Punto de Vista / Nicolás Dávila Peralta
Estamos a unos días de que concluya este año que se caracterizó por ser un tiempo de hartazgos, esperanzas y confrontaciones.
El gasolinazo del 1 de enero, los terremotos de septiembre en el Istmo de Tehuantepec y en el centro del país, el triunfo de Andrés Manuel López Obrador el 1 de julio, las primeras decisiones y conflictos que enfrenta el nuevo gobierno federal, constituyen, entre otros, los acontecimientos relevantes de este año que está por terminar.

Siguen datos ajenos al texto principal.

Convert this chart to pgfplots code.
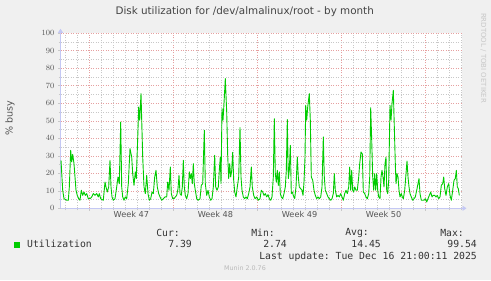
\documentclass[border=0pt]{standalone}
\usepackage{fontspec}
\setmainfont{DejaVu Sans}
\setmonofont{DejaVu Sans Mono}
\usepackage{pgfplots}
\pgfplotsset{compat=1.18}
\usetikzlibrary{arrows.meta}
\definecolor{bgcol}{HTML}{F0F0F0}
\definecolor{mgrid}{HTML}{E6A0A0}
\definecolor{sgrid}{HTML}{C8C8C8}
\definecolor{axcol}{HTML}{C4C8F4}
\definecolor{txt}{HTML}{555555}
\definecolor{ttl}{HTML}{444444}
\definecolor{lgd}{HTML}{333333}
\definecolor{mgreen}{HTML}{00CC00}
\begin{document}
\begin{tikzpicture}[x=1bp,y=1bp]
\path[use as bounding box, fill=bgcol] (0,0) rectangle (491,280);
\begin{axis}[
  at={(60.5bp,71.7bp)}, anchor=south west,
  scale only axis, width=401.5bp, height=175bp,
  xmin=60.5, xmax=462, ymin=0, ymax=100,
  axis background/.style={fill=white},
  axis x line=bottom, axis y line=left,
  axis line style={draw=axcol, line width=0.8bp},
  x axis line style={-{Triangle[length=4bp,width=5bp]}, shorten >=-4.5bp},
  y axis line style={-{Triangle[length=4bp,width=5bp]}, shorten >=-4.5bp},
  xtick={89.3,173.4,257.5,341.6,425.7},
  xticklabels={},
  minor xtick={65.27,77.29,101.31,113.33,125.34,137.36,149.37,161.38,185.41,197.43,209.44,221.45,233.47,245.48,269.51,281.52,293.54,305.55,317.57,329.58,353.61,365.62,377.64,389.65,401.66,413.68,437.71,449.72,461.73},
  extra x ticks={131.35,215.45,299.55,383.65},
  extra x tick labels={Week 47,Week 48,Week 49,Week 50},
  extra x tick style={grid=none, major tick length=0pt, xticklabel style={yshift=-1bp}},
  ytick={0,10,...,100},
  minor ytick={5,15,...,95},
  grid=both,
  major grid style={draw=mgrid, dash pattern=on 1bp off 1.5bp, line width=0.6bp},
  minor grid style={draw=sgrid, dash pattern=on 1bp off 1.5bp, line width=0.6bp},
  tick align=outside,
  major tick length=2.5bp, minor tick length=2bp,
  tick style={draw=sgrid, line width=0.6bp},
  ticklabel style={font=\fontsize{8.2}{9}\selectfont, text=txt},
  yticklabel style={inner sep=0pt, xshift=-3.5bp},
  xticklabel style={inner sep=0pt, yshift=-2bp},
  clip=false,
]
\addplot[draw=mgreen, line width=0.9bp, line join=round] table {
61.0 27.4
62.7 10.3
64.0 5.5
66.7 4.6
68.3 4.6
69.3 12.0
70.7 33.1
71.7 26.5
72.7 30.8
74.0 25.5
76.0 10.3
77.3 7.4
78.7 5.5
80.0 4.6
81.3 10.3
82.7 7.4
84.0 9.3
85.3 7.4
86.7 8.4
88.3 5.5
90.0 5.5
91.7 6.5
93.3 8.4
95.0 7.4
96.7 8.4
98.3 6.5
99.3 8.4
100.7 5.5
102.0 5.0
103.3 4.6
105.0 15.0
106.0 12.2
107.3 9.3
108.7 12.2
110.0 27.4
111.0 12.2
112.0 6.5
113.3 4.6
115.0 5.5
116.7 12.2
118.0 17.9
119.3 14.1
120.7 49.3
121.7 12.2
122.7 6.5
124.0 4.6
125.3 6.5
126.7 5.5
128.3 14.1
130.0 34.1
131.7 29.3
132.7 19.8
134.0 13.1
135.3 20.8
136.3 17.0
137.7 40.0
138.7 57.9
139.7 50.3
141.0 65.5
142.7 29.3
144.0 12.2
145.3 8.4
146.7 18.9
148.0 8.4
149.3 4.6
150.7 5.5
152.0 9.3
153.3 8.4
154.7 17.9
156.0 21.7
157.3 12.2
158.7 8.4
160.0 6.5
161.7 4.6
163.3 5.5
165.0 6.5
166.7 6.5
167.7 15.0
169.0 10.3
170.3 23.6
171.3 8.4
172.7 5.5
174.0 5.5
175.3 6.5
176.7 7.4
178.0 11.2
179.0 18.9
180.0 8.4
181.3 7.4
182.3 12.2
183.3 27.4
184.3 12.2
185.3 7.4
186.7 5.5
188.0 8.4
189.3 20.8
190.3 17.0
191.3 19.8
192.3 14.1
193.3 25.5
194.3 14.1
195.3 10.3
196.7 5.5
198.3 4.6
200.0 5.5
201.3 13.1
202.7 14.1
204.3 44.6
205.3 14.1
206.7 7.4
208.0 10.3
209.3 6.5
210.7 4.6
212.0 5.5
213.3 12.2
214.7 30.3
215.7 12.2
217.0 10.3
218.3 12.2
219.3 21.7
220.3 29.3
221.0 14.1
222.0 57.0
223.0 50.3
224.0 60.0
225.3 74.1
226.7 55.0
227.7 30.0
228.7 17.0
229.7 25.5
230.7 17.9
231.7 21.7
232.7 32.0
233.7 16.0
234.7 9.3
236.0 6.5
237.3 12.2
238.7 17.9
240.0 46.1
241.0 17.9
242.0 10.3
243.3 6.5
244.7 5.5
246.0 6.5
247.3 5.5
248.7 8.4
250.0 12.2
251.3 23.6
252.3 12.2
253.7 7.4
255.0 5.5
256.7 6.5
258.3 4.6
260.0 5.5
261.3 10.3
262.7 9.3
264.0 7.4
265.3 8.4
266.7 6.5
268.0 7.8
269.3 5.5
270.7 4.6
272.0 6.5
273.3 17.9
274.3 51.2
275.3 19.8
276.3 15.0
277.3 21.7
278.3 13.1
279.3 20.8
280.3 8.4
281.3 6.5
282.7 5.5
284.0 8.4
285.3 12.2
286.3 21.7
287.3 50.7
288.3 17.0
289.3 21.7
290.3 36.0
291.3 8.4
292.3 9.3
293.3 7.4
294.7 5.5
296.0 12.2
297.3 29.3
298.3 17.9
299.3 12.2
300.7 11.2
302.0 10.3
303.0 7.4
304.0 15.0
305.0 29.3
305.7 58.9
306.7 50.3
307.7 57.9
309.3 65.5
310.3 50.3
311.3 17.9
312.7 16.0
314.0 10.3
315.3 7.4
316.7 5.5
318.0 6.5
319.3 5.5
320.7 6.5
322.0 12.2
323.3 40.8
324.3 17.9
325.3 10.3
326.7 8.4
328.0 6.5
329.3 5.5
330.7 4.6
332.0 5.5
333.3 8.4
334.3 19.8
335.3 10.3
336.7 6.5
338.0 7.4
339.3 6.5
340.7 8.4
342.0 6.5
343.3 4.6
344.7 8.4
346.0 10.3
347.3 8.4
348.7 12.2
349.7 23.6
350.7 10.3
351.7 21.7
352.7 10.3
353.7 9.3
354.7 12.2
356.0 10.3
357.3 10.3
358.7 17.9
359.7 25.5
361.0 32.2
362.3 31.0
363.3 9.3
364.7 8.4
366.0 6.5
367.3 5.5
368.7 8.4
369.7 17.9
370.7 57.5
371.7 38.8
372.7 17.9
373.7 10.3
374.7 19.8
375.7 10.3
376.7 19.8
377.7 10.3
378.7 6.5
380.0 5.5
381.0 17.9
382.0 21.7
383.0 17.9
384.0 12.2
385.0 25.5
386.0 29.3
386.7 10.3
387.7 8.4
388.7 16.0
390.0 58.9
391.0 50.3
392.0 59.8
393.3 67.4
394.3 46.5
395.3 25.5
396.0 14.1
397.0 19.8
398.0 17.9
399.0 10.3
400.0 6.5
401.3 8.4
402.3 6.5
403.3 5.5
404.7 10.3
406.0 19.8
407.0 27.0
408.0 17.9
409.0 12.2
410.0 8.4
411.3 6.5
412.7 4.6
414.0 5.5
415.3 6.5
416.7 10.3
418.0 14.1
419.0 17.0
420.0 8.4
421.3 4.6
422.7 4.6
424.0 4.6
425.3 5.5
426.7 3.6
428.0 5.5
429.3 7.4
430.7 9.3
432.0 6.5
433.3 7.4
434.7 7.4
436.0 6.5
437.3 7.4
438.7 5.5
440.0 6.5
441.3 13.1
442.7 14.1
443.7 17.9
444.7 11.2
446.0 7.4
447.3 12.2
448.7 14.1
450.0 7.4
451.3 4.6
452.7 10.3
454.0 16.0
455.3 17.0
456.3 21.7
457.3 12.2
458.3 11.2
459.3 7.4
};
\end{axis}
% title and labels
\node[text=ttl, font=\fontsize{10.4}{12}\selectfont] at (244.7,268.3) {Disk utilization for /dev/almalinux/root - by month};
\node[text=txt, font=\fontsize{9.6}{11}\selectfont, rotate=90] at (10,162) {\% busy};
\node[text=sgrid, font=\fontsize{7}{8}\selectfont, rotate=-90] at (483.5,222) {RRDTOOL / TOBI OETIKER};
% legend
\begin{scope}[every node/.style={inner sep=0pt, text=lgd, font=\ttfamily\fontsize{9.8}{11}\selectfont}]
\node[anchor=east] at (180,47.3) {Cur:};
\node[anchor=east] at (275,47.3) {Min:};
\node[anchor=east] at (369,47.3) {Avg:};
\node[anchor=east] at (464,47.3) {Max:};
\node at (17,35.3) {\color{mgreen}\rule{6bp}{6bp}};
\node[anchor=west] at (27,35.7) {Utilization};
\node[anchor=east] at (192,35.7) {7.39};
\node[anchor=east] at (287,35.7) {2.74};
\node[anchor=east] at (381,35.7) {14.45};
\node[anchor=east] at (477,35.7) {99.54};
\node[anchor=east] at (477,23.3) {Last update: Tue Dec 16 21:00:11 2025};
\end{scope}
\node[text=black!27, font=\fontsize{6.4}{7}\selectfont] at (245,11.7) {Munin 2.0.76};
\end{tikzpicture}
\end{document}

Enero nos recibió con el “gasolinazo”, como antítesis de la promesa repetida hasta el cansancio por los integrantes del tristemente llamado “Pacto por México”, cuando aprobaron la mal llamada reforma energética. Todos los combustibles derivados del petróleo bajarían –dijeron-; pero la realidad fue otra: los precios de los hidrocarburos y la electricidad subieron.
El vaso empezó a derramarse; el descontento se convirtió en hartazgo hacia una clase política gobernante, en la que se mezclaron priistas que renegaron de sus orígenes revolucionarios, panistas alejados de los ideales de sus fundadores y cooptados por lo peor de la derecha, perredistas convertidos en peones de esa derecha y militantes de pequeños partidos. Ellos vieron el descontento, pero no midieron sus efectos.
En estas circunstancias iniciaron las campañas electorales para la Presidencia de la República, la renovación del Congreso de la Unión, elecciones en la Ciudad de México y, en varios estados, la elección de gobernador, diputados locales y alcaldes.
El PRI escogió un candidato de tendencia neoliberal que no militaba en el partido y que buscó a toda costa deslindarse de él; el PRD mantuvo su carácter de patiño del PAN y aceptó impulsar al candidato panista. Así, el PRI buscó mantener su línea neoliberal; el PAN, recuperar la Presidencia perdida después de los desatinos de Fox y Calderón, y el PRD buscó un salvavidas frente a su decadencia.
El 1 de julio, estos partidos recibieron el castigo de la mayoría de los votantes que escogieron una opción que les inspiraba confianza y esperanza. México tenía que cambiar; era urgente desplazar a esa clase política que se alejó del pueblo, perdió sus principios, dividió al país y llevó la corrupción y la impunidad a extremos impensables.
Si la derrota cimbró a los partidos hasta entonces dominantes, la tierra del país se sacudió de tal modo, que septiembre fue el mes de los temblores; primero en Chiapas y Oaxaca y luego en el centro de la república, los sismos derrumbaron viviendas y edificios y las vidas perdidas sumaron más de 250.
El pueblo fue solidario con los damnificados; gobiernos e instituciones extranjeras enviaron ayuda; pero también ahí, en esos momentos, volvió a aparecer el fantasma de la corrupción: a los habitantes afectados y a las instituciones cuyos recintos fueron dañados, la ayuda llegó a cuentagotas e incompleta o no llegó.
A partir del 1 de septiembre, se empezó a sentir la influencia de la nueva administración que asumió el Poder Ejecutivo tres meses después. México contó con un nuevo gobierno que anunció sus primeras decisiones: venta de la lujosa aeronave presidencial y el resto de la flota oficial; cancelación de la construcción del nuevo aeropuerto de la Ciudad de México. A esto se unieron otras iniciativas enviadas al Congreso de la Unión y el anuncio de nuevas estrategias en materia de seguridad pública.
No ha cumplido un mes el gobierno de López Obrador y la clase política desplazada y sus aliados en los medios de comunicación, el sector privado y organizaciones sociales han iniciado su campaña de ataques, en busca de convencer a la ciudadanía de que fue un error votar por él.
Es una reacción que lo menos que da es pena. Por ejemplo, los mismos que impusieron al país la reforma energética y aprobaron el alza en los precios de combustibles, son los que hoy le reclaman al gobierno federal que no hayan bajado.
Y en esta estrategia de confrontación, el Partido Acción Nacional ha asumido la misma estrategia que en América Latina está aplicando la ultraderecha, al calificar a cualquier régimen que no sea de su agrado, como un camino hacia la dictadura.
Con esto, el PAN ha demostrado cuán lejos está de los ideales de sus fundadores y cuán cerca del fanatismo de las organizaciones secretas o reservadas que se han apoderado de sus liderazgos. El partido ha tomado el camino que sí conduce a la dictadura, como acaba de suceder en Brasil.